While many state legislatures don't try very hard to hide the cash that members are allotted to spread around their districts--in New York state, for example, the money is openly distributed, and clearly labeled "member items"--the game in the Alabama legislature is much trickier. It's trickier out of necessity. Almost all of the money flowing into Montgomery is earmarked. For example, revenues from income taxes are earmarked for teacher salaries, and most sales-tax revenues must be spent on education. In fact, around 90 percent of the money that the state government receives is, at least theoretically, spoken for. This leaves very little to pass around for members' pet projects--worthy or otherwise.

And so legislators in Alabama have developed a creative, if slightly cumbersome way to peel off a little as the wallet goes by. The vehicle is known as "pass-through" funding. Legislators will agree, for example, to add money to some earmarked program in the education budget. But the additional money is added in with the implicit understanding that some of it will be remitted back to specific legislators by authority of the school superintendent for uses that may have very little to do with education.

In good times, when copious amounts of sales-tax money are flowing into the earmarked education trust fund, the pressure to practice the pass-through can be very intense. It is intense because there is no way other than the pass-through to use such surplus funds outside education.

It is a system that many influential members have employed to the tangible benefit of their districts, and of their own political security. But it also is a system that drives reform-minded legislators crazy. Howard Hawk, chairman of the House Ways and Means Education Fund Committee, is one of the leading proponents for trying to get colleagues--and the budget process--focused less on goodies for the home front and more on what's good for the whole state. A proliferation of legislative "special projects," says Hawk, has badly undermined not only the credibility of the process but the inclination of state government to respond to broader public needs. "The process and the mindset both have to change," says Hawk. "You can't view your only job as a legislator as getting lights for your hometown high school football field." Legislators, Hawk says, need to start budgeting for all of Alabama, and the budgeting needs to be based on measurable results.

In the last go-round, Hawk insisted that all new money added to the education budget come with specific goals and results attached. That, of course, makes pass-through dollars a bit awkward to account for-- inasmuch as the money could be going toward a program or project with no connection to education whatsoever. The Senate balked at the Hawk initiative. Budget talks deadlocked.

What it ultimately took to jump-start budget negotiations was an extra $2.5 million in pass-through money. The Senate agreed to peg increased education expenditures to specific goals and objectives in the budget language. The House agreed to give senators $2.5 million in more-or-less-camouflaged cash. "They compromised," says Paul Hubbert, of the education association. "They ended up with a little bit of both worlds."

But for performance-based budgeting to do what it's supposed to, Alabama can't continue to live in two worlds.

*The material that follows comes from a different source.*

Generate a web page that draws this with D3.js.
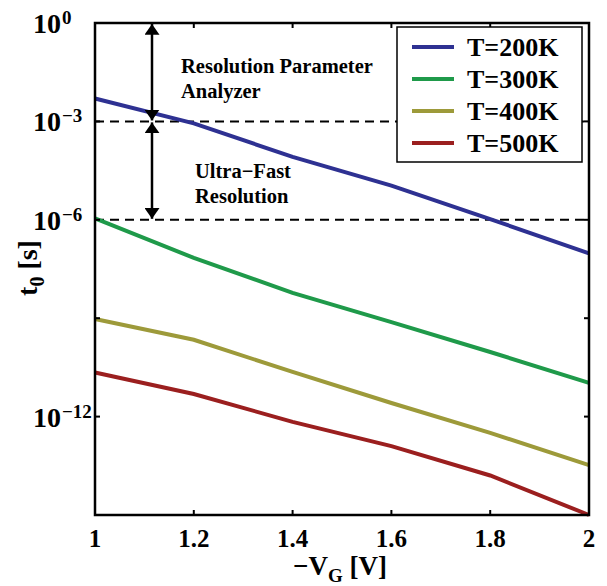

Which makes the 35 members of the Alabama Senate the potentially fatal variable in the Siegelman-Hammett calculation that performance-based budgeting will succeed--and ultimately force the tax issue to the political surface.

House members aren't immune to the pass-through addiction, but by and large, it is the Senate that has refined the practice to an art. "The Senate is much more special interest-dominated," says former Governor Albert Brewer, who now teaches law at Samford University in Birmingham. "And you have senatorial districts that are so poverty stricken that they count on pass-through money for their survival." So it is the Senate that remains most reluctant to put state government and its budget process on a performance-measurement footing.

Still, there has been a clear change in fiscal attitude and approach in Montgomery in the past two years, with the arrival of Siegelman as governor and Hammett as house speaker. In working with Hammett to tighten up state management and budgeting, Siegelman seems to have won the confidence of voters. Not only are his approval ratings high with citizens in general, but an informal poll this summer among members of the Alabama Business Council--a heavily Republican organization--found that 76 percent thought the state was headed in the right direction.

There are still those who criticize Siegelman, and fairly harshly, for being too timid on tax reform. Some longtime students of Alabama gubernatorial politics argue that he won't ultimately win his credentials as a breakthrough governor--or a true leader--until he tackles head-on the big job of changing the state Constitution, which dictates the state's current tax structure.

And in the end, Siegelman may have no choice. Like one more circus clown clambering out of a compact car, there is yet another federal court ruling looming over Alabama. In March 1999, the state's practice of hitting out-of-state business with a much higher franchise tax than in-state business was invalidated by the U.S. Supreme Court. What hasn't yet been worked out is how much Alabama will have to remit to the out-of-state plaintiffs in illegally collected taxes. It will certainly be hundreds of millions of dollars. In the face of such a huge fiscal obligation, Siegelman may have no choice but to lead the parade on new taxes, and on a new constitution that will make those taxes court-proof.

But ultimately the issue isn't whether or not Don Siegelman can succeed in persuading Alabamians to ante up. The question is what sort of future citizens themselves want for their state. Lots of players will be involved in that decision: legislators, lobbyists and the press, as well as the governor and his administration. But ultimately, voters will have to decide.

If history is any guide, they may well opt for a continuation of government on the cheap. In that case, then the latest major construction project in Montgomery represents money well spent: A dozen or so blocks below the Capitol rises a new black granite-clad monolith of a building. It is a $40 million addition to the federal courthouse. How much time Alabama state officials spend there may largely be determined by whether their ambitious performance-based budgeting experiment lives up to its promise.